WHAT IS EXPECTED:
Your task is to copy the listing exactly, with the pictures left out.

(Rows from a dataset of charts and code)

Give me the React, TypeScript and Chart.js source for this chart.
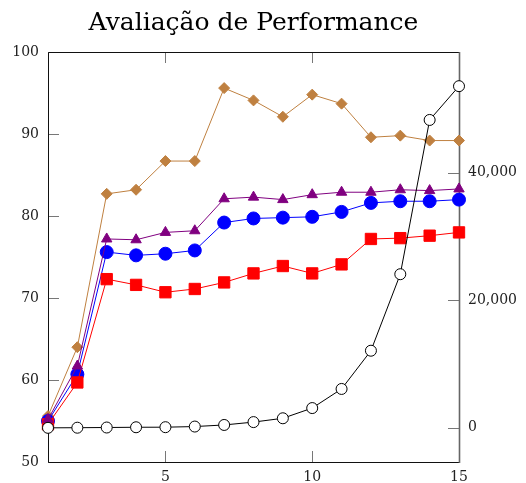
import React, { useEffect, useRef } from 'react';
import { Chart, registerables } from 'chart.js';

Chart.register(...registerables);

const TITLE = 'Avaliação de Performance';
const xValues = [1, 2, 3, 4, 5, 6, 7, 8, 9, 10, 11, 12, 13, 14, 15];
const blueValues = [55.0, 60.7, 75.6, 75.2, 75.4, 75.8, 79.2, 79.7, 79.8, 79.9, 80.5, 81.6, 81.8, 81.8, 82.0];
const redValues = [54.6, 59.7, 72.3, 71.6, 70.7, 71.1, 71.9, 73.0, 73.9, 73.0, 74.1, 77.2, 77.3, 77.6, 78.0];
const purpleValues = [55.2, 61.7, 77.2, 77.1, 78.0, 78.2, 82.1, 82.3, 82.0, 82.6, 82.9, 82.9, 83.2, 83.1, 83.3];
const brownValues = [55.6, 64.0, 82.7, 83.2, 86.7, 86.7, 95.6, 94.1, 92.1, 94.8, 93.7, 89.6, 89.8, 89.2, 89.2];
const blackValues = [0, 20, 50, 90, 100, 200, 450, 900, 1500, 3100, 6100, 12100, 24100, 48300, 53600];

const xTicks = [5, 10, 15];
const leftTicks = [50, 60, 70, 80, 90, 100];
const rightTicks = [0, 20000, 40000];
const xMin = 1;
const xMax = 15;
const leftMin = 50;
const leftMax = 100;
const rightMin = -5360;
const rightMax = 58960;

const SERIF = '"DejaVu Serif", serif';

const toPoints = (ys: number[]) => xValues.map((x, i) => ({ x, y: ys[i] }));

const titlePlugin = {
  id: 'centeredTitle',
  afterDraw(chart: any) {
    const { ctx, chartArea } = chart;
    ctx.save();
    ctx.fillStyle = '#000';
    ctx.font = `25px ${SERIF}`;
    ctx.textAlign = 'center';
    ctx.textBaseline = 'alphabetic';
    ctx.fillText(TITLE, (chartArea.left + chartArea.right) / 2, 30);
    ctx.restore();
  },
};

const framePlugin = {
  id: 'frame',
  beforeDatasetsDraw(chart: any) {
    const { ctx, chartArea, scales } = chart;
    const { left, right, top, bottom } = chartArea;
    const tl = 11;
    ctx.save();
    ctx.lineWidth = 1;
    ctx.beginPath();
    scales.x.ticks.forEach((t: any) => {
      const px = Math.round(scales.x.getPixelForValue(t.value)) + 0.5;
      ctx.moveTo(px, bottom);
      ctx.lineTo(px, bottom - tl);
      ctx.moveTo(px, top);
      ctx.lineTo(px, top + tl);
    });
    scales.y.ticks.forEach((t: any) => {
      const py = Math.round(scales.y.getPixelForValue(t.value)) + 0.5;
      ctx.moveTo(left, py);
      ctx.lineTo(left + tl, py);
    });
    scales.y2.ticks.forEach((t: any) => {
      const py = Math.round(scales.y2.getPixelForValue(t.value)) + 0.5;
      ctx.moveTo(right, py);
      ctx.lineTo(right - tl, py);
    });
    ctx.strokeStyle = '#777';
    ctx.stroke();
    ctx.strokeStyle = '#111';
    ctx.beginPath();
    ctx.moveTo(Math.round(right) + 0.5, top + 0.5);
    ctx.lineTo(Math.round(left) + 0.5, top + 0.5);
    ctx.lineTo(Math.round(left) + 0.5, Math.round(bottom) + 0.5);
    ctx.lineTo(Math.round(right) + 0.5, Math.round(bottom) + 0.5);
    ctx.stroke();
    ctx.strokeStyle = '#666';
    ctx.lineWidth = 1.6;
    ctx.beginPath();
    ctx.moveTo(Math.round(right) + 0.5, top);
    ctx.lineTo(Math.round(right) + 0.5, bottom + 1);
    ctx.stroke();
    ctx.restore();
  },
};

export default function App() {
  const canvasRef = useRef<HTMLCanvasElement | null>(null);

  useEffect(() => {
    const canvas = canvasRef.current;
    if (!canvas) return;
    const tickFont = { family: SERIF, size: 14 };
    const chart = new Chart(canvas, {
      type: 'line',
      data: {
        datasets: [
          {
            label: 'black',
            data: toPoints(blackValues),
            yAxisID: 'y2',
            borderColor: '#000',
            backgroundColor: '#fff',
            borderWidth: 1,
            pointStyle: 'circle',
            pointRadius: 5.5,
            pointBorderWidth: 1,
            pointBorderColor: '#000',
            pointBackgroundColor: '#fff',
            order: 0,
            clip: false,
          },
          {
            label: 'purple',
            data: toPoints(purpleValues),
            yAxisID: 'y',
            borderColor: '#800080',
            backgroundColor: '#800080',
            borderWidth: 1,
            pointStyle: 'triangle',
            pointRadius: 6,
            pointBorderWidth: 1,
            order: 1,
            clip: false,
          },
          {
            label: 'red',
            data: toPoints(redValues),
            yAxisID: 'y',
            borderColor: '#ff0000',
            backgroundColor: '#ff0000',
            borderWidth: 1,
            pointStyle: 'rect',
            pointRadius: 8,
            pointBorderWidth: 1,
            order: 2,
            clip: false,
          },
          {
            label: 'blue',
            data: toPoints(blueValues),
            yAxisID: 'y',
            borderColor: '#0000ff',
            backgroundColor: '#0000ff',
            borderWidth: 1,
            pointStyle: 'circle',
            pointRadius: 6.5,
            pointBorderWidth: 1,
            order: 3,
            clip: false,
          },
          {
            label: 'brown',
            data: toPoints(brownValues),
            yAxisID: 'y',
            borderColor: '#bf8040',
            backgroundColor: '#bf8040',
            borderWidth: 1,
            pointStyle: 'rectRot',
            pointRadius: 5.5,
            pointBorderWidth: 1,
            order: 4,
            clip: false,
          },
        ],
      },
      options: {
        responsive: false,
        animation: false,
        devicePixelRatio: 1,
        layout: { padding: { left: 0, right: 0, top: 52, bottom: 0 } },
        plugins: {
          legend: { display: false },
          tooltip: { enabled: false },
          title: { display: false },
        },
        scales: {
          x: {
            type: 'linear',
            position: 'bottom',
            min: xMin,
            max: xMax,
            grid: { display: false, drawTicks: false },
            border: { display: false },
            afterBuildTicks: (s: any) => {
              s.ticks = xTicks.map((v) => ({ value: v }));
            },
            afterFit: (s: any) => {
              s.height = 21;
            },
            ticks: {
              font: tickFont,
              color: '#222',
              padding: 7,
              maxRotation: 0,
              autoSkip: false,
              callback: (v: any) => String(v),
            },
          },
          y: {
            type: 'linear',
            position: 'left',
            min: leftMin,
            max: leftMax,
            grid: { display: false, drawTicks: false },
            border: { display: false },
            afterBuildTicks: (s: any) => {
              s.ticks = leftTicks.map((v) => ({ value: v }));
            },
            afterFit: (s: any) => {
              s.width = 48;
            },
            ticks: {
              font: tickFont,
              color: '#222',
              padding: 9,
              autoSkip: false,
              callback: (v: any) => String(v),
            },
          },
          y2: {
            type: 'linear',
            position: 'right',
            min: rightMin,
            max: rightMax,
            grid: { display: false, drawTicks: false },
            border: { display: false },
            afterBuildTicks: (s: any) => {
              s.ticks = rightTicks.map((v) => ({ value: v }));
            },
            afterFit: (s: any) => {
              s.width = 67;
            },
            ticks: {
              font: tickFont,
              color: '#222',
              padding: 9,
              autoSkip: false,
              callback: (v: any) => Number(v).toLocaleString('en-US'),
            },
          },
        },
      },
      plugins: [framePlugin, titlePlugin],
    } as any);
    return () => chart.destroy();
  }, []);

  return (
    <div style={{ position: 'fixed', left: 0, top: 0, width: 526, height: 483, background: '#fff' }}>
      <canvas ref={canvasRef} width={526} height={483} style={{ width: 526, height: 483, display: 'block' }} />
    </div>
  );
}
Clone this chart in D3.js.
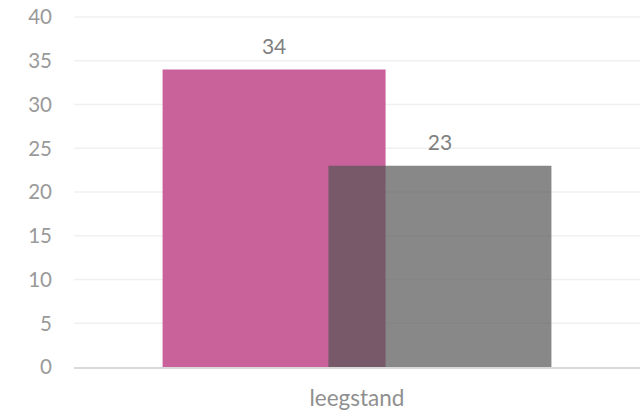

FINAL ANSWER:
Give me the React, TypeScript and Chart.js source for this chart.
import React, { useEffect, useRef } from 'react';
import { Chart, registerables } from 'chart.js';

Chart.register(...registerables);

const TITLE = 'Avaliação de Performance';
const xValues = [1, 2, 3, 4, 5, 6, 7, 8, 9, 10, 11, 12, 13, 14, 15];
const blueValues = [55.0, 60.7, 75.6, 75.2, 75.4, 75.8, 79.2, 79.7, 79.8, 79.9, 80.5, 81.6, 81.8, 81.8, 82.0];
const redValues = [54.6, 59.7, 72.3, 71.6, 70.7, 71.1, 71.9, 73.0, 73.9, 73.0, 74.1, 77.2, 77.3, 77.6, 78.0];
const purpleValues = [55.2, 61.7, 77.2, 77.1, 78.0, 78.2, 82.1, 82.3, 82.0, 82.6, 82.9, 82.9, 83.2, 83.1, 83.3];
const brownValues = [55.6, 64.0, 82.7, 83.2, 86.7, 86.7, 95.6, 94.1, 92.1, 94.8, 93.7, 89.6, 89.8, 89.2, 89.2];
const blackValues = [0, 20, 50, 90, 100, 200, 450, 900, 1500, 3100, 6100, 12100, 24100, 48300, 53600];

const xTicks = [5, 10, 15];
const leftTicks = [50, 60, 70, 80, 90, 100];
const rightTicks = [0, 20000, 40000];
const xMin = 1;
const xMax = 15;
const leftMin = 50;
const leftMax = 100;
const rightMin = -5360;
const rightMax = 58960;

const SERIF = '"DejaVu Serif", serif';

const toPoints = (ys: number[]) => xValues.map((x, i) => ({ x, y: ys[i] }));

const titlePlugin = {
  id: 'centeredTitle',
  afterDraw(chart: any) {
    const { ctx, chartArea } = chart;
    ctx.save();
    ctx.fillStyle = '#000';
    ctx.font = `25px ${SERIF}`;
    ctx.textAlign = 'center';
    ctx.textBaseline = 'alphabetic';
    ctx.fillText(TITLE, (chartArea.left + chartArea.right) / 2, 30);
    ctx.restore();
  },
};

const framePlugin = {
  id: 'frame',
  beforeDatasetsDraw(chart: any) {
    const { ctx, chartArea, scales } = chart;
    const { left, right, top, bottom } = chartArea;
    const tl = 11;
    ctx.save();
    ctx.lineWidth = 1;
    ctx.beginPath();
    scales.x.ticks.forEach((t: any) => {
      const px = Math.round(scales.x.getPixelForValue(t.value)) + 0.5;
      ctx.moveTo(px, bottom);
      ctx.lineTo(px, bottom - tl);
      ctx.moveTo(px, top);
      ctx.lineTo(px, top + tl);
    });
    scales.y.ticks.forEach((t: any) => {
      const py = Math.round(scales.y.getPixelForValue(t.value)) + 0.5;
      ctx.moveTo(left, py);
      ctx.lineTo(left + tl, py);
    });
    scales.y2.ticks.forEach((t: any) => {
      const py = Math.round(scales.y2.getPixelForValue(t.value)) + 0.5;
      ctx.moveTo(right, py);
      ctx.lineTo(right - tl, py);
    });
    ctx.strokeStyle = '#777';
    ctx.stroke();
    ctx.strokeStyle = '#111';
    ctx.beginPath();
    ctx.moveTo(Math.round(right) + 0.5, top + 0.5);
    ctx.lineTo(Math.round(left) + 0.5, top + 0.5);
    ctx.lineTo(Math.round(left) + 0.5, Math.round(bottom) + 0.5);
    ctx.lineTo(Math.round(right) + 0.5, Math.round(bottom) + 0.5);
    ctx.stroke();
    ctx.strokeStyle = '#666';
    ctx.lineWidth = 1.6;
    ctx.beginPath();
    ctx.moveTo(Math.round(right) + 0.5, top);
    ctx.lineTo(Math.round(right) + 0.5, bottom + 1);
    ctx.stroke();
    ctx.restore();
  },
};

export default function App() {
  const canvasRef = useRef<HTMLCanvasElement | null>(null);

  useEffect(() => {
    const canvas = canvasRef.current;
    if (!canvas) return;
    const tickFont = { family: SERIF, size: 14 };
    const chart = new Chart(canvas, {
      type: 'line',
      data: {
        datasets: [
          {
            label: 'black',
            data: toPoints(blackValues),
            yAxisID: 'y2',
            borderColor: '#000',
            backgroundColor: '#fff',
            borderWidth: 1,
            pointStyle: 'circle',
            pointRadius: 5.5,
            pointBorderWidth: 1,
            pointBorderColor: '#000',
            pointBackgroundColor: '#fff',
            order: 0,
            clip: false,
          },
          {
            label: 'purple',
            data: toPoints(purpleValues),
            yAxisID: 'y',
            borderColor: '#800080',
            backgroundColor: '#800080',
            borderWidth: 1,
            pointStyle: 'triangle',
            pointRadius: 6,
            pointBorderWidth: 1,
            order: 1,
            clip: false,
          },
          {
            label: 'red',
            data: toPoints(redValues),
            yAxisID: 'y',
            borderColor: '#ff0000',
            backgroundColor: '#ff0000',
            borderWidth: 1,
            pointStyle: 'rect',
            pointRadius: 8,
            pointBorderWidth: 1,
            order: 2,
            clip: false,
          },
          {
            label: 'blue',
            data: toPoints(blueValues),
            yAxisID: 'y',
            borderColor: '#0000ff',
            backgroundColor: '#0000ff',
            borderWidth: 1,
            pointStyle: 'circle',
            pointRadius: 6.5,
            pointBorderWidth: 1,
            order: 3,
            clip: false,
          },
          {
            label: 'brown',
            data: toPoints(brownValues),
            yAxisID: 'y',
            borderColor: '#bf8040',
            backgroundColor: '#bf8040',
            borderWidth: 1,
            pointStyle: 'rectRot',
            pointRadius: 5.5,
            pointBorderWidth: 1,
            order: 4,
            clip: false,
          },
        ],
      },
      options: {
        responsive: false,
        animation: false,
        devicePixelRatio: 1,
        layout: { padding: { left: 0, right: 0, top: 52, bottom: 0 } },
        plugins: {
          legend: { display: false },
          tooltip: { enabled: false },
          title: { display: false },
        },
        scales: {
          x: {
            type: 'linear',
            position: 'bottom',
            min: xMin,
            max: xMax,
            grid: { display: false, drawTicks: false },
            border: { display: false },
            afterBuildTicks: (s: any) => {
              s.ticks = xTicks.map((v) => ({ value: v }));
            },
            afterFit: (s: any) => {
              s.height = 21;
            },
            ticks: {
              font: tickFont,
              color: '#222',
              padding: 7,
              maxRotation: 0,
              autoSkip: false,
              callback: (v: any) => String(v),
            },
          },
          y: {
            type: 'linear',
            position: 'left',
            min: leftMin,
            max: leftMax,
            grid: { display: false, drawTicks: false },
            border: { display: false },
            afterBuildTicks: (s: any) => {
              s.ticks = leftTicks.map((v) => ({ value: v }));
            },
            afterFit: (s: any) => {
              s.width = 48;
            },
            ticks: {
              font: tickFont,
              color: '#222',
              padding: 9,
              autoSkip: false,
              callback: (v: any) => String(v),
            },
          },
          y2: {
            type: 'linear',
            position: 'right',
            min: rightMin,
            max: rightMax,
            grid: { display: false, drawTicks: false },
            border: { display: false },
            afterBuildTicks: (s: any) => {
              s.ticks = rightTicks.map((v) => ({ value: v }));
            },
            afterFit: (s: any) => {
              s.width = 67;
            },
            ticks: {
              font: tickFont,
              color: '#222',
              padding: 9,
              autoSkip: false,
              callback: (v: any) => Number(v).toLocaleString('en-US'),
            },
          },
        },
      },
      plugins: [framePlugin, titlePlugin],
    } as any);
    return () => chart.destroy();
  }, []);

  return (
    <div style={{ position: 'fixed', left: 0, top: 0, width: 526, height: 483, background: '#fff' }}>
      <canvas ref={canvasRef} width={526} height={483} style={{ width: 526, height: 483, display: 'block' }} />
    </div>
  );
}
Clone this chart in D3.js.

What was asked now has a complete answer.